Todos llevamos en nuestro interior una pulsión de vida, un instinto primigenio que nos empuja hacia la creación, el amor, la felicidad, la alegría, el juego, el deseo de prosperar, de reproducirnos, de crear vínculos con los demás; un anhelo de sol y de luz, una tendencia natural hacia todo lo que hace que la existencia se expanda y se propague. A esa pulsión de vida Freud la llamó Eros.
También anida en cada uno de nosotros una pulsión de muerte (más extraña, dolorida y tortuosa). Un instinto que nos empuja al caos y al dolor, a la soledad y al aislamiento, a la aniquilación (propia y ajena), un deseo oscuro de regresar al vacío y a la nada, de destruir todo lo que nos rodea. A la pulsión de muerte, Freud la llamó Thanatos.

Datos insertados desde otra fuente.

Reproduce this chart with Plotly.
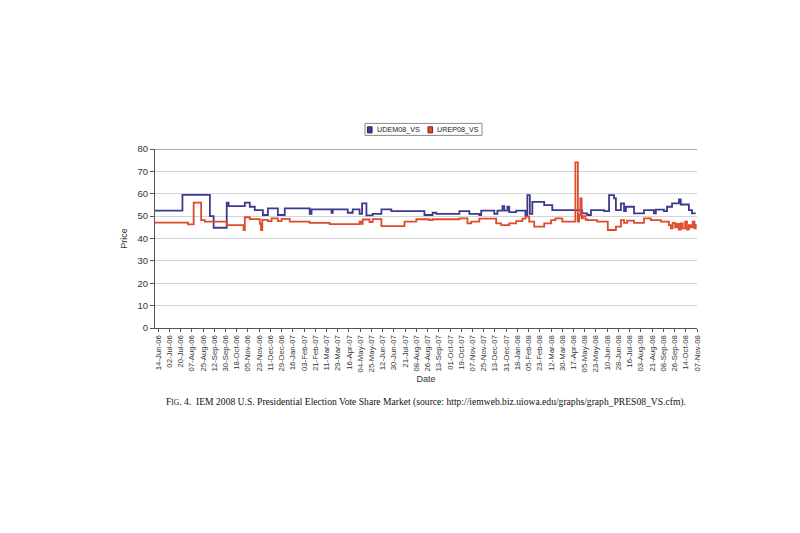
"""IEM 2008 presidential vote-share market, UDEM08_VS vs UREP08_VS price history."""

import plotly.graph_objects as go

# x is the record index of the price history (one tick label every 18 records)
TICK_LABELS = [
    "14-Jun-06", "02-Jul-06", "20-Jul-06", "07-Aug-06", "25-Aug-06", "12-Sep-06",
    "30-Sep-06", "18-Oct-06", "05-Nov-06", "23-Nov-06", "11-Dec-06", "29-Dec-06",
    "16-Jan-07", "03-Feb-07", "21-Feb-07", "11-Mar-07", "29-Mar-07", "16-Apr-07",
    "04-May-07", "25-May-07", "12-Jun-07", "30-Jun-07", "21-Jul-07", "08-Aug-07",
    "26-Aug-07", "13-Sep-07", "01-Oct-07", "19-Oct-07", "07-Nov-07", "25-Nov-07",
    "13-Dec-07", "31-Dec-07", "18-Jan-08", "05-Feb-08", "23-Feb-08", "12-Mar-08",
    "30-Mar-08", "17-Apr-08", "05-May-08", "23-May-08", "10-Jun-08", "28-Jun-08",
    "16-Jul-08", "03-Aug-08", "21-Aug-08", "08-Sep-08", "26-Sep-08", "14-Oct-08",
    "07-Nov-08",
]
TICK_POS = [5 + 18 * k for k in range(len(TICK_LABELS))]

DEM_X = [0, 44, 88, 94, 115, 118, 144, 152, 160, 173, 181, 197, 208, 248, 251,
         283, 285, 309, 317, 328, 332, 339, 349, 363, 379, 432, 445, 451, 488,
         504, 520, 523, 544, 549, 557, 560, 565, 568, 579, 594, 597, 601, 605,
         624, 637, 685, 693, 699, 720, 728, 736, 739, 747, 752, 755, 768, 784,
         800, 803, 816, 821, 829, 840, 843, 856, 861, 867]
DEM_Y = [52.5, 59.5, 50, 44.8, 56, 54.5, 56, 54.2, 52.7, 50.5, 53.5, 50.5, 53.5,
         51, 53, 51.5, 53, 51.5, 53, 51, 55.7, 50.3, 51, 53, 52.2, 50.5, 51.5,
         51, 52.2, 51, 50.5, 52.5, 51, 52.5, 54.5, 52.5, 54.2, 51.8, 52.5, 50.5,
         59.4, 51, 56.4, 54.9, 52.7, 51.2, 50.5, 52.7, 52.2, 59.4, 57.9, 52.7,
         55.7, 52.2, 54.2, 51.2, 52.7, 51.2, 52.9, 52.2, 54.2, 55.7, 57.5, 55.2,
         52.7, 51.2, 51.2]

REP_X = [0, 53, 62, 74, 80, 115, 142, 144, 152, 168, 170, 172, 181, 187, 197,
         203, 216, 248, 280, 328, 331, 333, 344, 349, 363, 400, 419, 440, 445,
         488, 501, 507, 520, 547, 555, 568, 579, 589, 594, 600, 608, 624, 635,
         642, 653, 674, 678, 680, 682, 684, 686, 690, 693, 709, 726, 739, 747,
         752, 757, 768, 784, 795, 811, 824, 827, 830, 834, 837, 840, 843, 846,
         850, 853, 856, 859, 862, 865, 867]
REP_Y = [47.1, 46.3, 56, 48.2, 47.5, 46, 43.8, 49.5, 48.7, 46.5, 43.8, 48.3,
         47.8, 49, 47.8, 48.8, 47.5, 47, 46.4, 47.5, 46.5, 48.5, 47.3, 48.7, 45.5,
         47.5, 48.6, 48.2, 48.6, 49, 46.8, 47.5, 48.9, 46.8, 46, 46.8, 47.8, 48.9,
         49.8, 47.5, 45.3, 46.8, 48.2, 49, 47.5, 74, 47.5, 50.5, 57.9, 49, 50,
         48.5, 48.2, 47.5, 43.8, 45.3, 48.2, 47, 48, 47, 49, 48.2, 47.5, 46, 44.5,
         47, 45, 46.5, 44, 46.8, 44.5, 47.5, 44, 46, 45, 47.5, 44.5, 46.5]

SERIES = ["UDEM08_VS", "UREP08_VS"]
DEM_COLOR = "#3b3a8e"
REP_COLOR = "#e04a2a"
FONT = "Liberation Sans, Arial, sans-serif"

fig = go.Figure()
fig.add_trace(go.Scatter(x=DEM_X, y=DEM_Y, mode="lines", line_shape="hv", name=SERIES[0],
                         line=dict(color=DEM_COLOR, width=1.8), showlegend=False))
fig.add_trace(go.Scatter(x=REP_X, y=REP_Y, mode="lines", line_shape="hv", name=SERIES[1],
                         line=dict(color=REP_COLOR, width=1.8), showlegend=False))

# compact boxed legend drawn by hand (plotly's own legend is far too roomy here)
shapes = [
    dict(type="line", xref="paper", yref="y", x0=0, x1=1, y0=80, y1=80,
         line=dict(color="#555555", width=1.2)),
    dict(type="rect", xref="paper", yref="paper", x0=0.3875, x1=0.6033,
         y0=1.076, y1=1.143, line=dict(color="#8a8a8a", width=1), fillcolor="white"),
]
annotations = []
for name, col, edge, sx in [(SERIES[0], DEM_COLOR, "#222255", 0.392),
                            (SERIES[1], REP_COLOR, "#7a2010", 0.5037)]:
    shapes.append(dict(type="rect", xref="paper", yref="paper", x0=sx, x1=sx + 0.0085,
                       y0=1.090, y1=1.124, fillcolor=col, line=dict(color=edge, width=1)))
    annotations.append(dict(text=name, xref="paper", yref="paper", x=sx + 0.0135,
                            xanchor="left", y=1.108, yanchor="middle", showarrow=False,
                            font=dict(size=7.2, color="#222222")))

annotations.append(dict(
    text="F<span style='font-size:7.5px'>IG</span>. 4.  IEM 2008 U.S. Presidential "
         "Election Vote Share Market (source: "
         "http://iemweb.biz.uiowa.edu/graphs/graph_PRES08_VS.cfm).",
    xref="paper", yref="paper", x=0.5, xanchor="center", y=-0.415,
    yanchor="middle", showarrow=False,
    font=dict(family="Liberation Serif, Times New Roman, serif", size=9.6,
              color="#111111")))

fig.update_layout(
    width=800, height=533,
    margin=dict(l=147, r=111, t=141, b=213),
    paper_bgcolor="white", plot_bgcolor="white",
    font=dict(family=FONT, size=9, color="#333333"),
    showlegend=False,
    xaxis=dict(range=[0, 869], tickvals=TICK_POS, ticktext=TICK_LABELS,
               tickangle=-90, tickfont=dict(size=7.8), ticks="outside", ticklen=3,
               tickcolor="#555", showgrid=False, zeroline=False, showline=True,
               linecolor="#555", linewidth=1,
               title=dict(text="Date", font=dict(size=9), standoff=4)),
    yaxis=dict(range=[0, 80], dtick=10, ticks="outside", ticklen=4, tickcolor="#555",
               tickfont=dict(size=9.5), showgrid=True, gridcolor="#d4d4d4",
               zeroline=False, showline=True, linecolor="#555", linewidth=1,
               title=dict(text="Price", font=dict(size=9), standoff=8)),
    shapes=shapes,
    annotations=annotations,
)

fig.write_html("out.html")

Thanatos son los demonios que nos habitan. Algunos son muy peligrosos y difíciles de vencer: la depresión o el alcoholismo, por ejemplo. Otros son más benévolos: la tristeza, la soledad. Algunos son violentos: la mezquindad, la rabia, la envidia. Hay demonios pacíficos pero difíciles de controlar: todos los del pasado. Hay demonios, los míos, que inducen al silencio sepulcral, a meterse en un cine vacío o en un bar desconocido, a caminar sin rumbo durante horas o a quedarse inmóvil como una estatua en el sofá. Y hay otros más ruidosos y peleones. Pero todos tienen el mismo objetivo: cortar el vínculo que nos une a los demás seres vivos, hacer que nos sintamos más solos y más cerca de la muerte.